Direction: Reproduce the listing word for word, leaving every picture behind.

[BEGIN Source material]

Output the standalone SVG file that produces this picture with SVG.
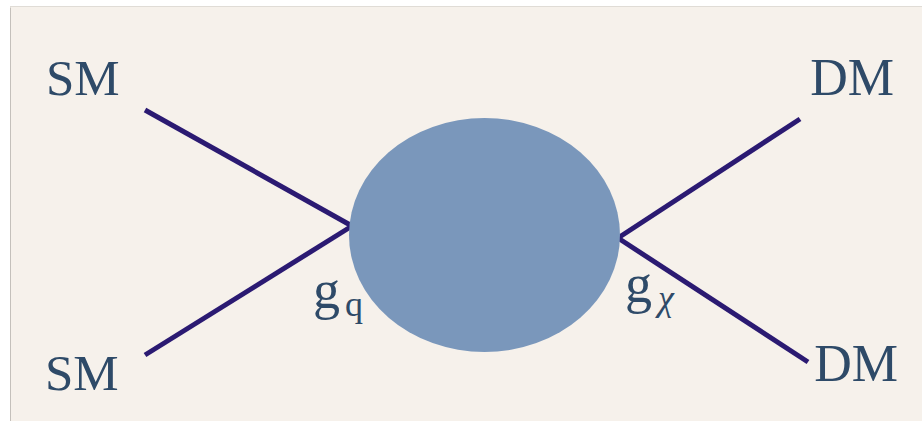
<svg xmlns="http://www.w3.org/2000/svg" width="922" height="421" viewBox="0 0 922 421">
<style>
.t{font-family:"Liberation Serif","DejaVu Serif",serif;fill:#2e4a68}
.l{stroke:#2b1a72;stroke-width:5;stroke-linecap:butt;fill:none}
</style>
<rect x="0" y="0" width="922" height="421" fill="#ffffff"/>
<rect x="10.5" y="6.5" width="915" height="420" fill="#f6f1eb" stroke="#e0dcd6" stroke-width="1"/>
<line x1="10.5" y1="8" x2="10.5" y2="421" stroke="#c4c0bb" stroke-width="1"/>
<g id="connectors">
<line class="l" x1="145" y1="110" x2="352" y2="226"/>
<line class="l" x1="145" y1="355" x2="352" y2="226"/>
<line class="l" x1="800" y1="119" x2="618" y2="238"/>
<line class="l" x1="618" y1="238" x2="808" y2="362"/>
</g>
<g id="blob"><ellipse cx="484.5" cy="235" rx="135.5" ry="117" fill="#7a97bb"/></g>
<g id="sm1"><text class="t" x="46" y="95" font-size="51">SM</text></g>
<g id="sm2"><text class="t" x="45" y="390" font-size="51">SM</text></g>
<g id="dm1"><text class="t" x="894" y="95" font-size="52" text-anchor="end">DM</text></g>
<g id="dm2"><text class="t" x="898" y="381" font-size="52" text-anchor="end">DM</text></g>
<g id="gq"><text class="t" x="313" y="308" font-size="54">g<tspan font-size="36" dx="5" dy="8">q</tspan></text></g>
<g id="gchi"><text class="t" x="625" y="302" font-size="54">g<tspan font-size="36" dx="6" dy="8" font-style="italic">χ</tspan></text></g>
</svg>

[END Source material]

The output:
Output the standalone SVG file that produces this picture with SVG.
<svg xmlns="http://www.w3.org/2000/svg" width="922" height="421" viewBox="0 0 922 421">
<style>
.t{font-family:"Liberation Serif","DejaVu Serif",serif;fill:#2e4a68}
.l{stroke:#2b1a72;stroke-width:5;stroke-linecap:butt;fill:none}
</style>
<rect x="0" y="0" width="922" height="421" fill="#ffffff"/>
<rect x="10.5" y="6.5" width="915" height="420" fill="#f6f1eb" stroke="#e0dcd6" stroke-width="1"/>
<line x1="10.5" y1="8" x2="10.5" y2="421" stroke="#c4c0bb" stroke-width="1"/>
<g id="connectors">
<line class="l" x1="145" y1="110" x2="352" y2="226"/>
<line class="l" x1="145" y1="355" x2="352" y2="226"/>
<line class="l" x1="800" y1="119" x2="618" y2="238"/>
<line class="l" x1="618" y1="238" x2="808" y2="362"/>
</g>
<g id="blob"><ellipse cx="484.5" cy="235" rx="135.5" ry="117" fill="#7a97bb"/></g>
<g id="sm1"><text class="t" x="46" y="95" font-size="51">SM</text></g>
<g id="sm2"><text class="t" x="45" y="390" font-size="51">SM</text></g>
<g id="dm1"><text class="t" x="894" y="95" font-size="52" text-anchor="end">DM</text></g>
<g id="dm2"><text class="t" x="898" y="381" font-size="52" text-anchor="end">DM</text></g>
<g id="gq"><text class="t" x="313" y="308" font-size="54">g<tspan font-size="36" dx="5" dy="8">q</tspan></text></g>
<g id="gchi"><text class="t" x="625" y="302" font-size="54">g<tspan font-size="36" dx="6" dy="8" font-style="italic">χ</tspan></text></g>
</svg>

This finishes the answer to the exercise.